Brief notes on the definitions, importance and properties of Dispersion

Literally, dispersion means deviation, difference or spread of certain values from their central value. In relation to statistical series, it means, deviations of various items of the series from its central value.


1. According to AX. Bowley, “Dispersion is the measure of variation of the items.”

2. According to Brooks and Dicks, “Dispersion is the degree of the variation of the variable about a central value.”


3. According to Spiegal, “The degree to which numerical data tend to spread about an average value is called variation or dispersion of the data.”

Importance of Dispersion

1. Dispersion can control the various conclusions drawn from central tendency.

2. Dispersion measures the inequalities in the distribution of income and wealth.

3. Dispersion can evaluate the average profit, average sales, average cost etc. in industry, trade or business.

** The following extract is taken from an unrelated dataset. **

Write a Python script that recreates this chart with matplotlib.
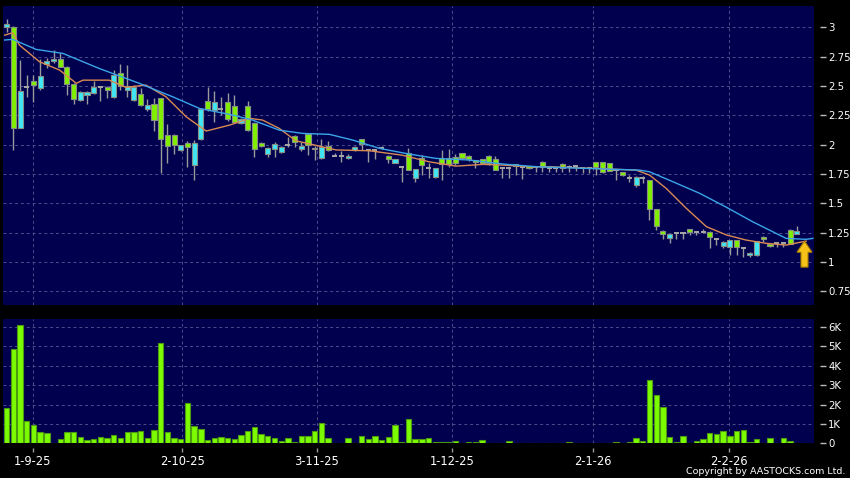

4. It is used to control price and output.

5. It removes the defects of the averages and presents doubtful conclusions in their true form.

Properties of Dispersion

1. It should be rigidly defined and free from any ambiguity.

2. It should be simple to follow.


3. It should be easy for computation and free from complicated procedure of calculations.

4. It should be based on all the items of the series.

5. It should be capable of further algebraic treatment.

6. It should be greatly affected by the values of extreme items of a series.


7. It should not be affected by fluctuations of sampling.